Nel 1951 La Pira era stato invitato a svolgere la relazione conclusiva al Convegno dei giuristi cattolici sul tema  «Cristianesimo e Stato moderno».
Sollecitato dallo svolgimento dei lavori abbandonò il testo preparato e, tralasciando l’esposizione teorica, svolse una riflessione sulla sua esperienza di Sindaco.
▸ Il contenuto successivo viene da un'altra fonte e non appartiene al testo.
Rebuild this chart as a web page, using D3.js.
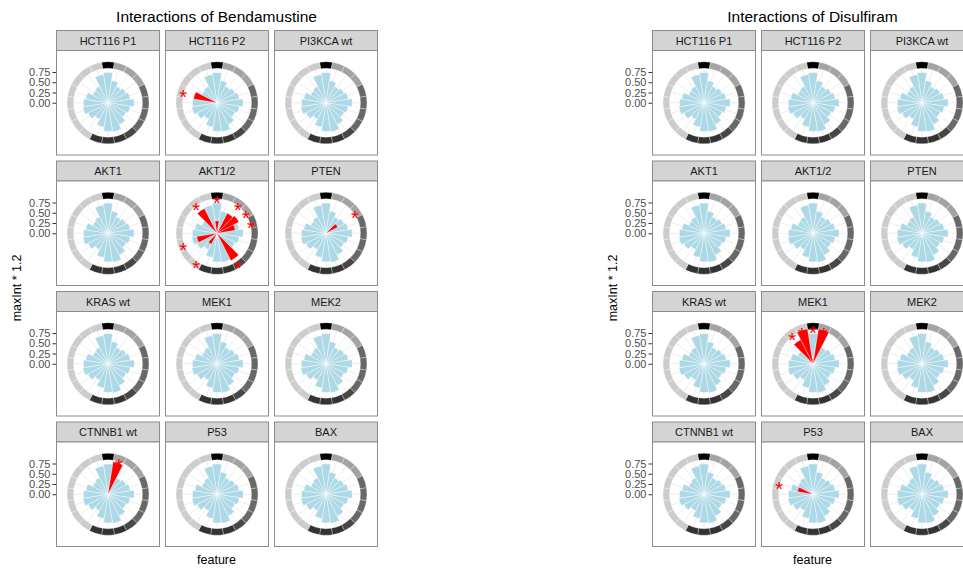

Il testo è ricavato dalla registrazione dell’intervento ed ha la tipica immediatezza degli interventi di La Pira:

(…) Una volta, quando ero più giovane e non avevo questi contatti, magari facevo delle preghiere più lunghe e più belle, più affettuose, al Signore; e anche un esame di coscienza più approfondito e più acuto, ma sempre su cose che riguardavano me, in certo modo: se avevo pregato Dio, se avevo detto qualche parola poco delicata…
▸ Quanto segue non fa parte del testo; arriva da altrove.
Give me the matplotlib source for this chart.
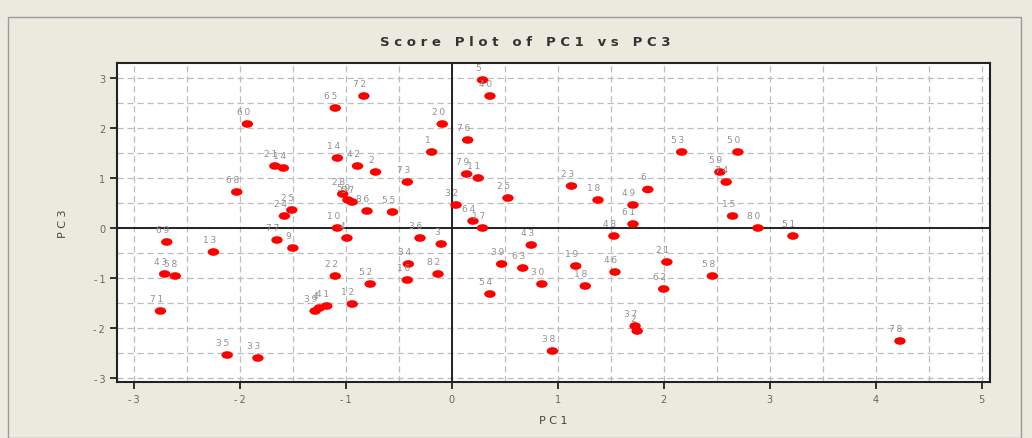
import matplotlib
matplotlib.use('Agg')
import matplotlib.pyplot as plt
from matplotlib.path import Path
from matplotlib.patches import Rectangle
from matplotlib.ticker import MultipleLocator

# Score values (PC1, PC3) and sample labels
labels = ['60', '65', '21', '14', '68', '14', '72', '5', '40', '20',
          '76', '1', '42', '2', '73', '79', '11', '53', '50', '59',
          '74', '23', '6', '18', '49', '61', '48', '15', '80', '19',
          '46', '21', '58', '18', '62', '51', '25', '24', '69', '13',
          '77', '9', '43', '58', '10', '22', '28', '57', '59', '86',
          '55', '32', '64', '17', '25', '4', '36', '3', '34', '16',
          '82', '39', '63', '43', '30', '54', '52', '12', '38', '71',
          '35', '33', '39', '4', '41', '37', '2', '78']
pc1 = [-1.93, -1.10, -1.67, -1.59, -2.03, -1.08, -0.83, 0.29, 0.36, -0.09,
       0.15, -0.19, -0.89, -0.72, -0.42, 0.14, 0.25, 2.17, 2.70, 2.53,
       2.59, 1.13, 1.85, 1.38, 1.71, 1.71, 1.53, 2.65, 2.89, 1.17,
       1.54, 2.03, 2.46, 1.26, 2.00, 3.22, -1.51, -1.58, -2.69, -2.25,
       -1.65, -1.50, -2.71, -2.61, -1.08, -1.10, -1.03, -0.94, -0.98, -0.80,
       -0.56, 0.04, 0.20, 0.29, 0.53, -0.99, -0.30, -0.10, -0.41, -0.42,
       -0.13, 0.47, 0.67, 0.75, 0.85, 0.36, -0.77, -0.94, 0.95, -2.75,
       -2.12, -1.83, -1.29, -1.25, -1.18, 1.73, 1.75, 4.23]
pc3 = [2.08, 2.40, 1.24, 1.20, 0.72, 1.40, 2.64, 2.96, 2.64, 2.08,
       1.76, 1.52, 1.24, 1.12, 0.92, 1.08, 1.00, 1.52, 1.52, 1.12,
       0.92, 0.84, 0.77, 0.56, 0.46, 0.08, -0.16, 0.24, 0.00, -0.76,
       -0.88, -0.68, -0.96, -1.16, -1.22, -0.16, 0.36, 0.24, -0.28, -0.48,
       -0.24, -0.40, -0.92, -0.96, 0.00, -0.96, 0.68, 0.52, 0.56, 0.34,
       0.32, 0.46, 0.14, 0.00, 0.60, -0.20, -0.20, -0.32, -0.72, -1.04,
       -0.92, -0.72, -0.80, -0.34, -1.12, -1.32, -1.12, -1.52, -2.46, -1.66,
       -2.54, -2.60, -1.66, -1.60, -1.56, -1.96, -2.06, -2.26]

x_ticks = [-3, -2, -1, 0, 1, 2, 3, 4, 5]
y_ticks = [-3, -2, -1, 0, 1, 2, 3]


def spaced(s, sep='\u2009'):
    return sep.join(s)


# wide ellipse marker like the original
ellipse = Path.unit_circle().transformed(
    matplotlib.transforms.Affine2D().scale(1.5, 1.0))

bg = '#ECE9DF'
fig = plt.figure(figsize=(10.32, 4.39), dpi=100, facecolor=bg)
fig.patches.append(Rectangle((8 / 1032, 0), 1013 / 1032, 1 - 18 / 439,
                             transform=fig.transFigure, fill=False,
                             edgecolor='#9a9a9a', linewidth=1.0))
ax = fig.add_axes([117 / 1032, 1 - 383 / 439, 873 / 1032, 319 / 439])
ax.set_facecolor('white')

ax.set_xlim(-3.16, 5.08)
ax.set_ylim(-3.08, 3.3)
ax.xaxis.set_major_locator(MultipleLocator(1))
ax.yaxis.set_major_locator(MultipleLocator(1))
ax.xaxis.set_minor_locator(MultipleLocator(0.5))
ax.yaxis.set_minor_locator(MultipleLocator(0.5))
ax.grid(True, which='both', color='#bdbdbd', linestyle=(0, (5, 3)),
        linewidth=0.9)
ax.set_axisbelow(True)
ax.axhline(0, color='#222222', linewidth=1.4, zorder=1)
ax.axvline(0, color='#222222', linewidth=1.4, zorder=1)

ax.scatter(pc1, pc3, marker=ellipse, s=68, color='#ff0000',
           edgecolors='none', zorder=3)
for lab, x, y in zip(labels, pc1, pc3):
    ax.annotate(spaced(lab), (x, y), xytext=(-3, 6),
                textcoords='offset points', ha='center', va='bottom',
                fontsize=6.5, color='#919191', zorder=4)

ax.set_xticks(x_ticks)
ax.set_yticks(y_ticks)
ax.set_xticklabels([spaced(str(t)) for t in x_ticks])
ax.set_yticklabels([spaced(str(t)) for t in y_ticks])
ax.tick_params(which='major', direction='out', length=5, width=1.3,
               labelsize=7, labelcolor='#666666', color='#222222')
ax.tick_params(which='minor', length=0)
for sp in ax.spines.values():
    sp.set_color('#222222')
    sp.set_linewidth(1.5)

ax.set_xlabel('P C 1', fontsize=8, color='#444444', labelpad=8)
ax.set_ylabel('P C 3', fontsize=8, color='#444444', labelpad=18)
fig.text(525 / 1032, 1 - 42 / 439, 'S c o r e   P l o t   o f   P C 1   v s   P C 3',
         ha='center', va='center', fontsize=9.5, fontweight='bold',
         color='#333333')

fig.savefig('out.png', dpi=100, facecolor=bg)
(…) E la sera affiora nel mio esame di coscienza questa popolazione che aspetta di avere la casa, di avere il lavoro dal quale dipende la sua vita fisica e spirituale, o di avere la streptomicina…
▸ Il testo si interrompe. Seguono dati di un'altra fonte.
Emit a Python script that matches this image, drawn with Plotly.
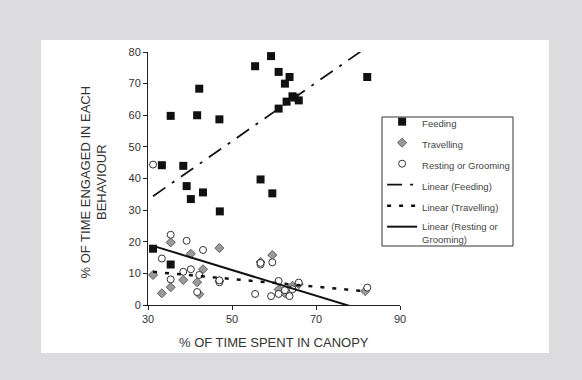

(…) E ciascuno di noi, nella posizione in cui si trova, e soprattutto se appartiene alla classe dirigente (deputato, senatore, ministro), deve fare in modo, che, fallita la precedente architettura liberale dello Stato (…), fallita quella comunista, perché comprime la creatura (…), si realizzi quella architettura che fa di ogni Stato il membro della comunità degli Stati e di tutti i problemi – economici, finanziari, tecnici, artistici, eccetera – il problema di tutti gli uomini e della comunità degli uomini.